I was happy to attend the march with a group of mostly people of color. One black friend and I wondered aloud about the motivations of those around us. We side-eyed marchers who donned their best feminist tees and made their cleverest signs and donned their newly knitted pussy hats and smiled for the camera. There was the woman who posed with her butt pointed towards to the camera, showing off her denim jacket with “GIRLS GIRLS GIRLS” branded on the back. We rolled our eyes at the group who borrowed other people’s signs to snap a picture or those angling their selfies to include their faces in front the massive crowd.

As we marched very, very slowly, I tried to guess how many of these people had ever shown up to one of the many Black Lives Matter demonstrations over the past few years.

The election of Donald Trump to the most powerful office in the world is a terrible thing—some might even say tragic. But is it more tragic, does it necessitate a larger response, than the murder of a child by state agents? How does, I wondered, one rationalize taking to the streets for this and not that? Not donating a dime or a care to Standing Rock but throwing down a credit card for whatever shows up when you search “feminist” on Etsy. Coming out on this beautiful Saturday morning to demand basic human rights for all, while children in Flint continue to be poisoned by the most basic of resources. How does this compel you to action more than that?

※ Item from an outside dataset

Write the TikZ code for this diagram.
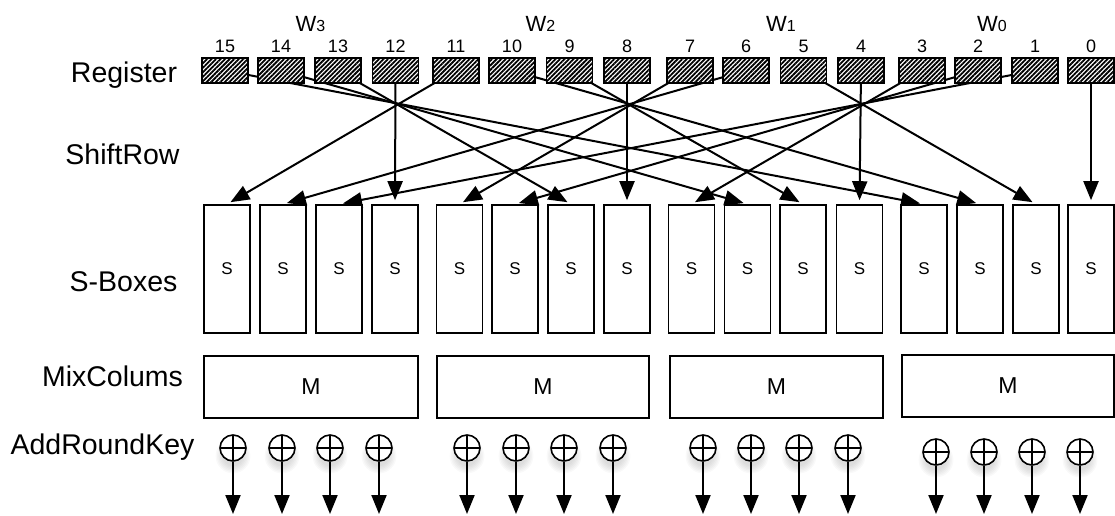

In downtown Los Angeles, the lack of police presence was conspicuous and angered me acutely. As many have noted, the mostly-white Women’s March garnered a completely different response from law enforcement than the more melanin-heavy demonstrations which promote with the exact same peaceful intentions. More frustrating were boasts about the lack of arrests on Saturday from people who somehow still don’t realize the color of your skin is often the primary determinant of how you’ll be treated by police.

Sitting on my couch that evening and trying to decompress from the day, my dissatisfaction nagged at me. I knew and understood the feelings of many women of color who understandably decided to sit out this march, noting it was time for others to participate in the work they’ve been doing for so long.

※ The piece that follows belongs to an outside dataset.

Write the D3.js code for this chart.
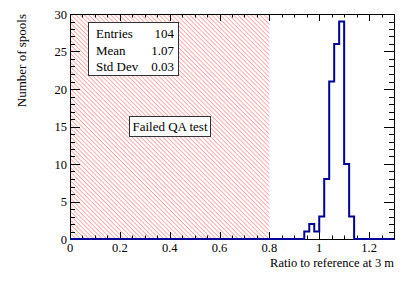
<!DOCTYPE html>
<html>
<head>
<meta charset="utf-8">
<script src="https://cdn.jsdelivr.net/npm/d3@7.9.0/dist/d3.min.js"></script>
<style>
  body { margin: 0; background: white; }
  svg text { font-family: 'Liberation Serif', 'Times New Roman', serif; }
</style>
</head>
<body>
<div id="chart"></div>
<script>
/* Data */
const binStarts = [0.94, 0.96, 0.98, 1.00, 1.02, 1.04, 1.06, 1.08, 1.10, 1.12];
const binCounts = [1, 2, 1, 3, 8, 21, 26, 29, 10, 3];
const binWidth = 0.02;
const xTicks = [0, 0.2, 0.4, 0.6, 0.8, 1, 1.2];
const yTicks = [0, 5, 10, 15, 20, 25, 30];
const failedRange = [0, 0.8];
const statLabels = ['Entries', 'Mean', 'Std Dev'];
const statValues = ['104', '1.07', '0.03'];

const width = 415, height = 281;
const margin = { top: 14, right: 21, bottom: 42, left: 70 };

const svg = d3.select('#chart')
  .append('svg')
  .attr('width', width)
  .attr('height', height);

const x = d3.scaleLinear().domain([0, 1.3]).range([margin.left, width - margin.right]);
const y = d3.scaleLinear().domain([0, 30]).range([height - margin.bottom, margin.top]);

// hatch pattern for the failed region
const defs = svg.append('defs');
const pattern = defs.append('pattern')
  .attr('id', 'hatch')
  .attr('patternUnits', 'userSpaceOnUse')
  .attr('width', 8)
  .attr('height', 3.1)
  .attr('patternTransform', 'rotate(45)');
pattern.append('line')
  .attr('x1', 0).attr('x2', 8)
  .attr('y1', 0.5).attr('y2', 0.5)
  .attr('stroke', '#ff2020')
  .attr('stroke-opacity', 0.6)
  .attr('stroke-width', 0.7);

svg.append('rect')
  .attr('x', x(failedRange[0]))
  .attr('y', y(30))
  .attr('width', x(failedRange[1]) - x(failedRange[0]))
  .attr('height', y(0) - y(30))
  .attr('fill', 'url(#hatch)');

// histogram outline
const pts = [[0, 0]];
binStarts.forEach((b, i) => {
  pts.push([b, i === 0 ? 0 : binCounts[i - 1]]);
  pts.push([b, binCounts[i]]);
});
const last = binStarts[binStarts.length - 1] + binWidth;
pts.push([last, binCounts[binCounts.length - 1]]);
pts.push([last, 0]);
pts.push([1.3, 0]);

const line = d3.line().x(d => x(d[0])).y(d => y(d[1]));

// axes, ticks inside on all four sides
const xMinor = d3.range(0, 1.3001, 0.05);
const yMinor = d3.range(0, 30.001, 1);
const ax = svg.append('g').attr('stroke', 'black').attr('stroke-width', 1);

function tick(x1, y1, x2, y2) {
  ax.append('line').attr('x1', x1).attr('y1', y1).attr('x2', x2).attr('y2', y2);
}

xMinor.forEach((v, i) => {
  const len = (i % 4 === 0) ? 7 : 3.5;
  const px = Math.round(x(v)) + 0.5;
  tick(px, y(0), px, y(0) - len);
  tick(px, y(30), px, y(30) + len);
});
yMinor.forEach((v, i) => {
  const len = (i % 5 === 0) ? 10 : 5;
  const py = Math.round(y(v)) + 0.5;
  tick(x(0), py, x(0) + len, py);
  tick(x(1.3), py, x(1.3) - len, py);
});

svg.append('rect')
  .attr('x', Math.round(x(0)) + 0.5)
  .attr('y', Math.round(y(30)) + 0.5)
  .attr('width', Math.round(x(1.3)) - Math.round(x(0)))
  .attr('height', Math.round(y(0)) - Math.round(y(30)))
  .attr('fill', 'none')
  .attr('stroke', 'black');

svg.append('path')
  .attr('d', line(pts))
  .attr('fill', 'none')
  .attr('stroke', '#000099')
  .attr('stroke-width', 2);

// tick labels
svg.append('g')
  .selectAll('text')
  .data(xTicks)
  .join('text')
  .attr('x', d => x(d))
  .attr('y', y(0) + 12.5)
  .attr('text-anchor', 'middle')
  .attr('font-size', 12.5)
  .text(d => d);

svg.append('g')
  .selectAll('text')
  .data(yTicks)
  .join('text')
  .attr('x', x(0) - 3)
  .attr('y', d => y(d) + 4.5)
  .attr('text-anchor', 'end')
  .attr('font-size', 12.5)
  .text(d => d);

// axis titles
svg.append('text')
  .attr('x', x(1.3))
  .attr('y', 267)
  .attr('text-anchor', 'end')
  .attr('font-size', 12.5)
  .text('Ratio to reference at 3 m');

svg.append('text')
  .attr('transform', `translate(26, ${y(30)}) rotate(-90)`)
  .attr('text-anchor', 'end')
  .attr('font-size', 13)
  .text('Number of spools');

// stats box
svg.append('rect')
  .attr('x', 88.5).attr('y', 22.5)
  .attr('width', 90).attr('height', 53)
  .attr('fill', 'white')
  .attr('stroke', '#333');

statLabels.forEach((s, i) => {
  svg.append('text')
    .attr('x', 96).attr('y', 38 + i * 16.5)
    .attr('font-size', 13)
    .text(s);
  svg.append('text')
    .attr('x', 174).attr('y', 38 + i * 16.5)
    .attr('text-anchor', 'end')
    .attr('font-size', 13)
    .text(statValues[i]);
});

// failed label
svg.append('rect')
  .attr('x', 129.5).attr('y', 116.5)
  .attr('width', 81).attr('height', 20)
  .attr('fill', 'white')
  .attr('stroke', '#333');

svg.append('text')
  .attr('x', 170).attr('y', 131)
  .attr('text-anchor', 'middle')
  .attr('font-size', 13)
  .text('Failed QA test');
</script>
</body>
</html>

I am glad, if nothing else, that the marches dwarfed Trump’s inauguration attendance and at the very least caused him a “a sense of injury.” I have an appreciation for any new engagement born from the march and I can’t even fault those who enjoyed the day—after all, there were food trucks. It feels good to feel good, particularly following the dark circumstances of the day before.

Still, what was really bothering me? Where was my sense of awe and hope? The next morning realized: I don’t trust these people.


I don’t trust most of the Women’s March participants to show up again. I don’t trust the resolve of their concern. I don’t trust that all voted for Hillary Clinton or recognized the unprecedented threat of Donald Trump. I don’t trust that they understood this was an election to do everything in our power to keep him out of the White House—too important to throw a vote away on Jill Stein or write in your mother’s name on the ballot.

What I do trust, however, are bigots. I trust bigots to remain bigots. I trust them to continue sending me gloating, racist emails and harass John Legend and shoot black people for as long as they continue to get away with it. I trust them because there’s evidence. History is riddled with proof. Their hatred has always persevered.


As nice as it may have felt at the time, there’s no proof this march this time will spark the resistance we need. The excitement, then, felt somewhat hollow and premature. Writing for The Guardian, Occupy Wall Street co-creator Micah White urged us to consider the Women’s March and its effectiveness in the context of other protests in history. Is this the means to the end we desire?

Sometimes, the people march. Other times we hold general assemblies, tar and feather opponents, occupy pipelines, go on strike, dance in a circle, riot in the streets or pray together. In each case, behind every act of protest is an often unarticulated theory of social change: a story we tell ourselves about why the disobedient behavior we’ve chosen will usher in the change we desire.


More importantly, how seriously was this considered by the organizers and participants? My confidence isn’t high.

It’s difficult to trust the intangible and the continued support of the white majority is exactly that. Will they put their safety on the line and use their privilege to protect other protesters? Will they look beyond Planned Parenthood? How many more posters will they make?


I truly don’t know and my discontent lives in that uncertainty. It’s hard to believe in something you’ve never seen. Before they left the White House, both Barack and Michelle Obama harkened back to the sentiment that got them there and urged us to remain hopeful. So this is me trying to hope. I hope I’m wrong. Prove me wrong.


The Noble Renard

I work for an advocacy organization. We all went to the march, with our friends and our families.

I’ve spent the last two months in a thinly-veiled state of panic because I know what’s coming, I’ve been delving deep into the minutiae of the Immigration and National Act, into asylum and refugee law, into previous bans on immigrants, into history and politics and everything that can go wrong and probably will go wrong. I’m a pretty unflappable guy and I even came close to having a mini panic attack when I realized I’d stumbled upon a potential implication of one Trump’s expected executive actions that could be more severe than anyone else has stated yet.

The March for me was catharsis. Yes, most of the people there have never marched before and may not march again. But just the sheer size of the march was magnificent. It was a sea of people who were there to show their support and to show us that we weren’t alone, to demonstrate in a very real sense just how much Clinton had won the popular vote, and to make people realize that we truly are stronger together and we won’t go down without a fight. I came into the office today and we were smiling for the first time in weeks when talking about the fight that’s to come. That’s not nothing. That’s important.

Will most of these marchers continue their activism? I doubt it. But there were over 3,000,000 marchers just in the USA alone. Even if only 10% of the people who went marching continue to fight, that’s 300,000 people! That’s an immense group of people who can make change. Will they be there for Standing Rock and Black Lives Matter in the same numbers. No. But will there be more for those movements now that people who wavered are turning back towards activism? God, I hope so.

Be heartened by the marchers not in NYC or DC or LA or Chicago. Be heartened by the small towns where they expected 25 people and got 500. Be heartened by the women who stood up in Middle America and put their faces forward and said “I’m not going to accept that this is the new normal.”

Is it a victory? No. But it sure as hell is a start, and let’s keep fighting to make sure we don’t rest on our laurels. I am proud of all of you strong women and men who marched on Saturday.